As the internet has become more intertwined with our daily lives with things being on the “cloud,” examples of people being taken advantage of have become more mainstream. One way this happens is when dishonest people contact potential victims and persuade them to divulge information to use for their own benefit. There are many ways this can happen, but the information is typically common: credit card numbers, social security numbers, or financial account information. We have recently heard of two friends being targeted in the past couple of months. This article is meant to give some tips to help you from becoming a victim of information fraud.
First, in this information age, we should have all accounts and devices protected by a password and locked away. When available, we recommend utilizing dual-factor authentication whereby you must verify your use of a device or website through an alternative means (i.e., a text with a code). However, this protection may not protect you 100%, so we must be vigilant on some of the other methods being used.
Here are a couple of examples we learned of recently:
A friend received a text on his phone asking him to verify a payment to Apple. The sender of the text identified themselves as his bank and provided a “hyperlink” to a website to verify the transaction. Since the alert seemed applicable to his situation, he clicked the link. This brought him to a website that appeared to be owned by his bank and asked him to log in with his credentials. Thankfully, there was an alert on their web browser that warned them the website might be fraudulent. Since the friend hadn’t used the web banking function before, he did not proceed. After investigating, the website was in fact fake but he avoided becoming a victim by not inputting their information.
Another friend received an email that appeared to be from his bank with the same type of request… “please verify the transaction posted to your account.” In this instance, the friend wasn’t paying full attention and entered his login credentials. Soon after, this person reviewed his transaction history and noticed a couple of transactions they did not recognize. Thankfully, no money was taken (as one was a credit, and another was a debit), but it was determined by the bank that some unauthorized party did have access to their account. Therefore, they had to go through the trouble of changing all of their banking account information.
An alternative method that is used by scammers is to call you directly. With the advent of technology, phone calls can also be spoofed, meaning they might appear to be from a party you work with. In another recent example, we had a friend who was called by their bank and asked for information. The number appeared legitimate, so this friend complied. Unfortunately, it was a scammer who was posing as an agent from their bank. In this instance, the individual divulged their credit card number, and items were charged to the card without their knowledge. Thankfully, they were able to recover funds, but it was still a lot of trouble to go through.

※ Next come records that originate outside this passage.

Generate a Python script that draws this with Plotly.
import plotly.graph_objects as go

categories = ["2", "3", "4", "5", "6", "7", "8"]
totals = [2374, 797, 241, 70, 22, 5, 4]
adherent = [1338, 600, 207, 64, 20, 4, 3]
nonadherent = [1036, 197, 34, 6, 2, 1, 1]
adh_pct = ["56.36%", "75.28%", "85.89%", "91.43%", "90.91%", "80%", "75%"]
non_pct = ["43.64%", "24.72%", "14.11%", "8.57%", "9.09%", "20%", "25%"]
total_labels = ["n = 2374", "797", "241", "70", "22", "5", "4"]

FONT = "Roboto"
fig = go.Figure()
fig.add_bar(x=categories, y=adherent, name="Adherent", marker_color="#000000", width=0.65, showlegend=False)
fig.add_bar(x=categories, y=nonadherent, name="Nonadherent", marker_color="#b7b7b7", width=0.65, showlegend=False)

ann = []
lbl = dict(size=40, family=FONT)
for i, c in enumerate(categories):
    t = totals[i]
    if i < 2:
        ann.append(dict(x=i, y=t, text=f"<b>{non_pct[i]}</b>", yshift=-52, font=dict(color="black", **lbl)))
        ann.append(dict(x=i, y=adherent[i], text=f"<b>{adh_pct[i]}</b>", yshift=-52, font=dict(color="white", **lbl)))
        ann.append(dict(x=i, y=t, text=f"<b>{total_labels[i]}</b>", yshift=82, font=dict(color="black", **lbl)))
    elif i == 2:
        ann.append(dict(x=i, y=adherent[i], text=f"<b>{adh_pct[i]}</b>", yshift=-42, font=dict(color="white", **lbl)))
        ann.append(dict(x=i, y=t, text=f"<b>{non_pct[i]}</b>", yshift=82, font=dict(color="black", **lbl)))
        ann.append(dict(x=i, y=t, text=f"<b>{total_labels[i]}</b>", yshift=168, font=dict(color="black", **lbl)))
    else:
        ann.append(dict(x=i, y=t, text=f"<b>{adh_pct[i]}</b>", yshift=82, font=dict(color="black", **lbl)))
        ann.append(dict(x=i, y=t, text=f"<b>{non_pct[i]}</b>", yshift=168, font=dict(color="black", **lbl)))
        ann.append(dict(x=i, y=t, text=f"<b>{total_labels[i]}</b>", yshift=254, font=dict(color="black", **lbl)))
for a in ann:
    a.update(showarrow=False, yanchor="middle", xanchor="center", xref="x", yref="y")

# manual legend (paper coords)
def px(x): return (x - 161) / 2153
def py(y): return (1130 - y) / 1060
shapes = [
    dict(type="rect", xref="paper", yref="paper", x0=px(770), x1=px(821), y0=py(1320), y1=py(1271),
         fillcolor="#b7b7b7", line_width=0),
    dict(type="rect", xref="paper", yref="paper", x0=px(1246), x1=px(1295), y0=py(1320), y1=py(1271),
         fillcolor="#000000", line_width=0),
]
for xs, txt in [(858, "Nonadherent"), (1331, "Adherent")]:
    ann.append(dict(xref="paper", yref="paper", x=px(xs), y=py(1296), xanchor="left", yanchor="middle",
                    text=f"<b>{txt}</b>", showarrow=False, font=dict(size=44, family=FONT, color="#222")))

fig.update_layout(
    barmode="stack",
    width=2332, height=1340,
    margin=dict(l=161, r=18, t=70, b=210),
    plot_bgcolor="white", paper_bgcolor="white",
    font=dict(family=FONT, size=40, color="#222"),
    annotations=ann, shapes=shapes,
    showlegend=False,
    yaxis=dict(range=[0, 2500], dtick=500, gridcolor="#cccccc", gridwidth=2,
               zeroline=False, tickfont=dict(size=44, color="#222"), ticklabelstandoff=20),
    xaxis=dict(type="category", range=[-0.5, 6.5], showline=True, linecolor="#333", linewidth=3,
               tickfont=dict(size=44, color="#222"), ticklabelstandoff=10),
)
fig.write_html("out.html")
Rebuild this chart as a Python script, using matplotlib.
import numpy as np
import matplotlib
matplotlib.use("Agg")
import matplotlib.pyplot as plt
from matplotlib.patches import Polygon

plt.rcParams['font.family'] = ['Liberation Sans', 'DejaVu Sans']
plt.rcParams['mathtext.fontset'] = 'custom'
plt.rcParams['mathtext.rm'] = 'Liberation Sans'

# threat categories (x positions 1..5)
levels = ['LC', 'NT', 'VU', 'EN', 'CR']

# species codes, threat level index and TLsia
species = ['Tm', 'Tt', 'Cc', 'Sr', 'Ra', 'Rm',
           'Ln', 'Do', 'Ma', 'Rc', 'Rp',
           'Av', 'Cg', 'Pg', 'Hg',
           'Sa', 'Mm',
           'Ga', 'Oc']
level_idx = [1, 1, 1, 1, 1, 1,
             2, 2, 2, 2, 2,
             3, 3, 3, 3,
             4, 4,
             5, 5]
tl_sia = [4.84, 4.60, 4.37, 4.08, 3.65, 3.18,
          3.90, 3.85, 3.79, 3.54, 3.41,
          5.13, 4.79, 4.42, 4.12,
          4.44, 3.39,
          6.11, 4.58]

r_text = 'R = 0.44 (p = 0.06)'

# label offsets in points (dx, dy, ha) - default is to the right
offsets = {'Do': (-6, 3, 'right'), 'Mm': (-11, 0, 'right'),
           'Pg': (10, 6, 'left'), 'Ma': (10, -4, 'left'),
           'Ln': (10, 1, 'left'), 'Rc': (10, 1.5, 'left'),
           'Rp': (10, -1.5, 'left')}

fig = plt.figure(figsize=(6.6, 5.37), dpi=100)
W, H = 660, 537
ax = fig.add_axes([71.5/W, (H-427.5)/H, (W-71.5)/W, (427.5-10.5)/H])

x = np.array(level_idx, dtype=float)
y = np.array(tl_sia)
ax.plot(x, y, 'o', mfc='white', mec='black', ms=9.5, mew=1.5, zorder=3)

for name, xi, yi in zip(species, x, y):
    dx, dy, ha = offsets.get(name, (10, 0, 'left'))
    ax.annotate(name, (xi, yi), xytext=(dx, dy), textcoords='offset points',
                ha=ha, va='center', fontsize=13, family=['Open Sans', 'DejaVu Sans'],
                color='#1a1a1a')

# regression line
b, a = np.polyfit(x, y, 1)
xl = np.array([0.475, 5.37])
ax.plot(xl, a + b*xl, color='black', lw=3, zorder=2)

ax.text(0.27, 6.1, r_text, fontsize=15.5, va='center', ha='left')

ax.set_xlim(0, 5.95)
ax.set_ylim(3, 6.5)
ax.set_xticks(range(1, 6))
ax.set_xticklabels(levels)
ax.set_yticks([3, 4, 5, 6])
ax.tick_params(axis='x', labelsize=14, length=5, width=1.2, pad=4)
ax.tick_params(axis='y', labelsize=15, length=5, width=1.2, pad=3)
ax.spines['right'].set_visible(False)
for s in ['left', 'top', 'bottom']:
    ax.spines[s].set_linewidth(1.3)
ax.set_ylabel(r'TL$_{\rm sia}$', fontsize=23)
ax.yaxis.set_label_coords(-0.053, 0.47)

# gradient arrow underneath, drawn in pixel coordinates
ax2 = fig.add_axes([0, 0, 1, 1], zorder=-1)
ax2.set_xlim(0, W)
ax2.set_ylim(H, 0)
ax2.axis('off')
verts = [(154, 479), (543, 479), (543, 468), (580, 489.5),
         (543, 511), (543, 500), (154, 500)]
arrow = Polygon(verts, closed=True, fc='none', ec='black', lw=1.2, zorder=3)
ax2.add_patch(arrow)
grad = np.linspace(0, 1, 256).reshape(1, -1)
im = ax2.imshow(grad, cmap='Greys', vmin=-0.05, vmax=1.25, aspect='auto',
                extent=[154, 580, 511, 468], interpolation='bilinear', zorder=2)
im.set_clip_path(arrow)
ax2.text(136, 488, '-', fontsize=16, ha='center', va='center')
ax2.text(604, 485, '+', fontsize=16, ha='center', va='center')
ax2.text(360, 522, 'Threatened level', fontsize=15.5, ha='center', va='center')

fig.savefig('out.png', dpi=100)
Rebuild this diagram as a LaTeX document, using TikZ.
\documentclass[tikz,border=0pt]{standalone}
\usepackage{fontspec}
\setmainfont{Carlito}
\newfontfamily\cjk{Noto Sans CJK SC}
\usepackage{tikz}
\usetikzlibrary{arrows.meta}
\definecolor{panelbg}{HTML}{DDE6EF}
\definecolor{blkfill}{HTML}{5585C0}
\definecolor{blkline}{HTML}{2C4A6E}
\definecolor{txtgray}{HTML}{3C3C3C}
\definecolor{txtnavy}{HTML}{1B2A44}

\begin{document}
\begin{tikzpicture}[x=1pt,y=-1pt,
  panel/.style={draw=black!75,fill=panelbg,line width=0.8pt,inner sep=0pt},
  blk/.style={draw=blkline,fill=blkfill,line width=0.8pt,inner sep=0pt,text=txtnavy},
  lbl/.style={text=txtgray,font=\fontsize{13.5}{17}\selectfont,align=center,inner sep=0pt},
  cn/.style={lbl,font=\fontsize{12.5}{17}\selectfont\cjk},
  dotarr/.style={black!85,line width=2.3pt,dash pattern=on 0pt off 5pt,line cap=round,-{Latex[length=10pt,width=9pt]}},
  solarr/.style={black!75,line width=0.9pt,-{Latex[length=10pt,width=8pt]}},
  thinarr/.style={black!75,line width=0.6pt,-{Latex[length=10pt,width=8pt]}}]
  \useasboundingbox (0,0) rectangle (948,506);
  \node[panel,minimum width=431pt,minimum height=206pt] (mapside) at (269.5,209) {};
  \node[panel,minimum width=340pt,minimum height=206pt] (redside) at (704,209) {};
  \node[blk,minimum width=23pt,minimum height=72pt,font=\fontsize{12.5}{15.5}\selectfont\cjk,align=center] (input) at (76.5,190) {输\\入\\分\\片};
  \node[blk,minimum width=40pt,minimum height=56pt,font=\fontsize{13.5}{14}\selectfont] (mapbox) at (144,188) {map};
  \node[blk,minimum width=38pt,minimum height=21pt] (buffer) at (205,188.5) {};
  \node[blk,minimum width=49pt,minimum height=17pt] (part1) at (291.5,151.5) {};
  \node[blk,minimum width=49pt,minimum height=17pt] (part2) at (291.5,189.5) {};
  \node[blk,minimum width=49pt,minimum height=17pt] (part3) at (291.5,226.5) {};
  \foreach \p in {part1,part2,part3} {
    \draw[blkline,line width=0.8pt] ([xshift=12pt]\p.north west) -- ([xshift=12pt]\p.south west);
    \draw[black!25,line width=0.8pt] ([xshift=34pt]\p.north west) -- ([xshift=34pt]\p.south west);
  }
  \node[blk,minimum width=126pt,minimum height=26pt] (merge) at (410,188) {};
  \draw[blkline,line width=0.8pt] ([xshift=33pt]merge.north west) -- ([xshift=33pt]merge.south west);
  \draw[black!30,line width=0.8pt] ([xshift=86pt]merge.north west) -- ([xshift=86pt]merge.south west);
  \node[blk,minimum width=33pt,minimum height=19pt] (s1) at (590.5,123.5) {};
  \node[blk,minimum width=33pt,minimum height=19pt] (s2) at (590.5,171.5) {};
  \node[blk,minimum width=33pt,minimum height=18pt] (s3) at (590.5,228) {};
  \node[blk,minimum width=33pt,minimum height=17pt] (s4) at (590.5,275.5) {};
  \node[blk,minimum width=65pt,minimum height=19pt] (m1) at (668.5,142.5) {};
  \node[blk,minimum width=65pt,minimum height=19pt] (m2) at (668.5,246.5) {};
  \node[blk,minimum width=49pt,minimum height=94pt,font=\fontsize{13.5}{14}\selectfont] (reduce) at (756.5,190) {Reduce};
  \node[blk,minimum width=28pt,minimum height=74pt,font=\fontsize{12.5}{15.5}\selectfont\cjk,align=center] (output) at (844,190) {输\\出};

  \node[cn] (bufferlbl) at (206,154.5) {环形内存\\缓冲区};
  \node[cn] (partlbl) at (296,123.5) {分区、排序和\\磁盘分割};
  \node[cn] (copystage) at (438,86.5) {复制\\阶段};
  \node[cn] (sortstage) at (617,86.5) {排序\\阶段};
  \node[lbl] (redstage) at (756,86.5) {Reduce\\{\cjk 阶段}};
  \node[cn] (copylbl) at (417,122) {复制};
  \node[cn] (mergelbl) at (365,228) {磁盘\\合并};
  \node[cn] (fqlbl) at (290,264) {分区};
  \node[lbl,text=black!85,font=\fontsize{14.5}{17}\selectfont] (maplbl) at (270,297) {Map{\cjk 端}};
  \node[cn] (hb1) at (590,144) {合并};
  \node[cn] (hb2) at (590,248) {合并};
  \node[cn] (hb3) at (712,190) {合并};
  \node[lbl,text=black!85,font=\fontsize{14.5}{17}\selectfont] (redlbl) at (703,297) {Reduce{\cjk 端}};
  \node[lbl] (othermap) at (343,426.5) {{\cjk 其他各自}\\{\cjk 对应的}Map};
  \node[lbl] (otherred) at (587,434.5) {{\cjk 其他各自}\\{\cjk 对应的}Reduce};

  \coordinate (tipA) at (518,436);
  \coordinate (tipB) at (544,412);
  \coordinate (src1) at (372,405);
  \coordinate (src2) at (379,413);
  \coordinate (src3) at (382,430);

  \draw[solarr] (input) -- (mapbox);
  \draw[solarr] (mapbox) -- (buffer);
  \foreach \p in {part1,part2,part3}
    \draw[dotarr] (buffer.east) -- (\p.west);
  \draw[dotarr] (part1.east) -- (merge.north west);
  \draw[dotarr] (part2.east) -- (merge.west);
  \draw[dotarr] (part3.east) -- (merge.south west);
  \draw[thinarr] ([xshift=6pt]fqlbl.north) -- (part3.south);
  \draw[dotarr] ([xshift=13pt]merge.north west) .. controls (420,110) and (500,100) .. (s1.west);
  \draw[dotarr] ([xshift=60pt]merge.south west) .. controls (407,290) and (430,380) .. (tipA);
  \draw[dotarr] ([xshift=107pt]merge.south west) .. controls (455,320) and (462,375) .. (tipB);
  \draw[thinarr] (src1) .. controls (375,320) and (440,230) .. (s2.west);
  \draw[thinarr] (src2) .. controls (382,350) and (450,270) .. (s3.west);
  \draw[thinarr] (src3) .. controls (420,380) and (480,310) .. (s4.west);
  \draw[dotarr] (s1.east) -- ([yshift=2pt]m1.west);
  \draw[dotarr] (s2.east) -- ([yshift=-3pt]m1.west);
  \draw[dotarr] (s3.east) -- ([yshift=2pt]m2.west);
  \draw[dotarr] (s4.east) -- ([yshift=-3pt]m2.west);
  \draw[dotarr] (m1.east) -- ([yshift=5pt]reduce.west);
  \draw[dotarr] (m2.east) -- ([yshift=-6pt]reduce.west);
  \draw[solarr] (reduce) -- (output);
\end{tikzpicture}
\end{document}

These previous examples are only a few ways that are used by fraudulent people. The main idea is that it is best practice to be suspicious of anyone asking for personal details and to independently verify contact details before divulging any information. It is best practice to refrain from giving out information when you are contacted and connect with the institution using known contact information to supply any requested information.
Charles Schwab has put together a resource that covers many other methods that can be used to help prevent you from being a victim of identity theft. This can be found at: www.schwab.com/schwabsafe
This new age of cybercriminals is unsettling, however, here at BPC Advisors and at Charles Schwab, known precautions are implemented to keep client information safe and this is an area where we are continually researching ways to improve. We are hopeful these shared tips will help you continue to be safe in this evolving landscape.